Tuesday, December 11, 2012

Prepare the Way! (Decoded)


9 December 2012
            “My relationship with the Lord has grown cold” she said. “I have to work on that.”
            She wasn’t talking to me. I just couldn’t help but overhear the conversation in the booth directly behind me, no matter how hard I tried not to hear it. I mean, you can’t put your fingers in your ears and hum at Perkins. Not unless you are small enough to order off the children’s menu. That sort of behavior is unbecoming in an adult. Likewise, turning around and joining a conversation with strangers is generally not an option. But if it were, this is what I would like to have said: “How is your relationship with your people? Do you have a warm relationship with the people you see every day? Because we relate to God through other people.”
            I was just reading Malachi (the last book in the Old Testament). In Malachi’s day, people were complaining that God did not seem to care about their troubles. People thought that if they went to the temple and offered the usual sacrifice, if they observed the ritual and the rules, that they out to get something out of it. People were starting to complain. Why are we going to all this trouble if God does not show?
Malachi said to them, if you want God to be faithful to you, then you all should be faithful to your wives. If you want God to be fair, you better treat other people fairly. If you want God to be generous, then be generous to people who are in need. Simple really. Simple to understand; it’s the doing that’s difficult.
            This is the Sunday—the second Sunday in Advent-- when we sing about preparing a way in the wilderness. In the metaphorical language of the church, during Advent we prepare a way for Jesus to enter into our hearts. That is poetic language; it’s beautiful. It is also meaningless, unless by “Jesus” we mean people. We open our hearts to other people by getting to know them, so that their joys become our joys, and their cares become our cares.

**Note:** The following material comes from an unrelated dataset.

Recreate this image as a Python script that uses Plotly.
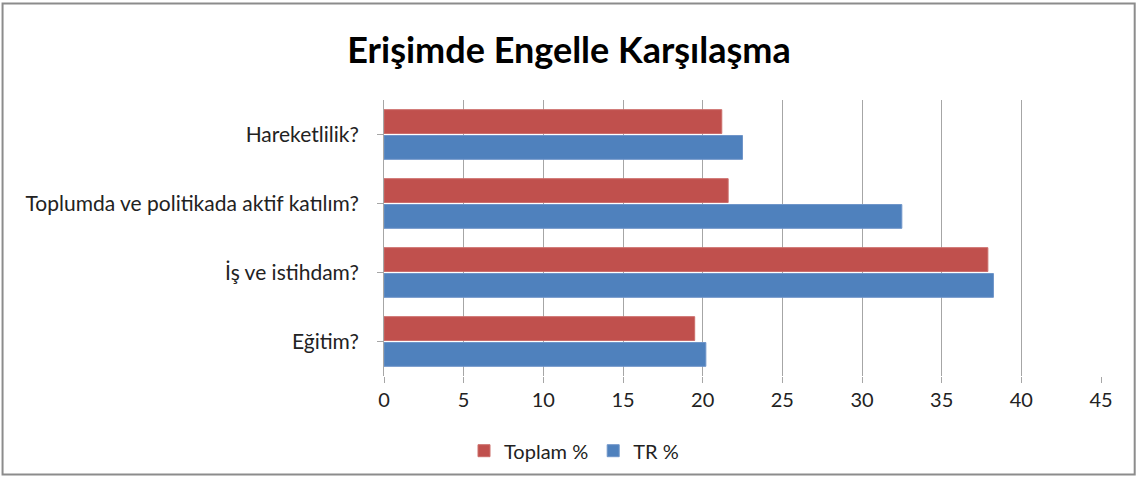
import plotly.graph_objects as go

categories = ["Eğitim?", "İş ve istihdam?", "Toplumda ve politikada aktif katılım?", "Hareketlilik?"]
toplam = [19.5, 37.9, 21.6, 21.2]
tr = [20.2, 38.25, 32.5, 22.5]
x_ticks = [0, 5, 10, 15, 20, 25, 30, 35, 40, 45]

FONT = "Lato"
fig = go.Figure()
fig.add_trace(go.Bar(y=categories, x=tr, orientation="h", name="TR %",
                     marker=dict(color="#4F81BD", line=dict(color="#6F95C9", width=1)),
                     legendrank=2))
fig.add_trace(go.Bar(y=categories, x=toplam, orientation="h", name="Toplam %",
                     marker=dict(color="#C0504D", line=dict(color="#CC6E6B", width=1)),
                     legendrank=1))

fig.update_layout(
    width=1138, height=482,
    margin=dict(l=384, r=37, t=100, b=102),
    paper_bgcolor="white", plot_bgcolor="white",
    barmode="group", bargap=0.25, bargroupgap=0.08,
    title=dict(text="<b>Erişimde Engelle Karşılaşma</b>", x=0.5, xanchor="center",
               y=0.895, yanchor="middle",
               font=dict(family=FONT, size=36, color="black")),
    font=dict(family=FONT, size=19, color="#222"),
    xaxis=dict(range=[0, 45], tickvals=x_ticks, showgrid=True, gridcolor="#A6A6A6",
               gridwidth=1, zeroline=False, ticks="outside", ticklen=6, tickcolor="#A6A6A6",
               showline=False, tickfont=dict(size=20, family=FONT, color="#222")),
    yaxis=dict(showline=True, linecolor="#A6A6A6", linewidth=1, ticks="outside",
               ticklen=6, tickcolor="#A6A6A6", ticklabelstandoff=14,
               tickfont=dict(size=21, family=FONT, color="#222")),
    legend=dict(orientation="h", x=0.265, xanchor="center", y=-0.2, yanchor="top",
                font=dict(size=20, family=FONT, color="#222")),
    showlegend=True,
)
fig.add_shape(type="rect", xref="paper", yref="paper",
              x0=-0.532, x1=1.047, y0=-0.357, y1=1.35,
              line=dict(color="#8C8C8C", width=2), fillcolor="rgba(0,0,0,0)", layer="below")

fig.write_html("out.html", config={"displayModeBar": False},
               post_script="document.body.style.margin='0';")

But that too is meaningless, unless by “opening our hearts” we mean not just being mindful of the miseries of others, but doing whatever we can to relieve the miseries of others, working as hard to relieve their miseries as we work to relieve our own. If faith is just a feeling, what earthly good is that? What difference in the world does it make for us to feel all warm and Jesus-y in our hearts?
            The prophets speak of a change of heart but they don’t stop there. Words of glad tidings are empty if they are not followed by deeds. This is how the Prince of Peace comes into the world, to save the world: First the Godly one is born into our hearts, then our minds, then our bodies. This is how we become drenched in Godliness, this is how the holy works through us. Feel it. Think it. And go and do. This is the good news. Thanks be to God. Amen.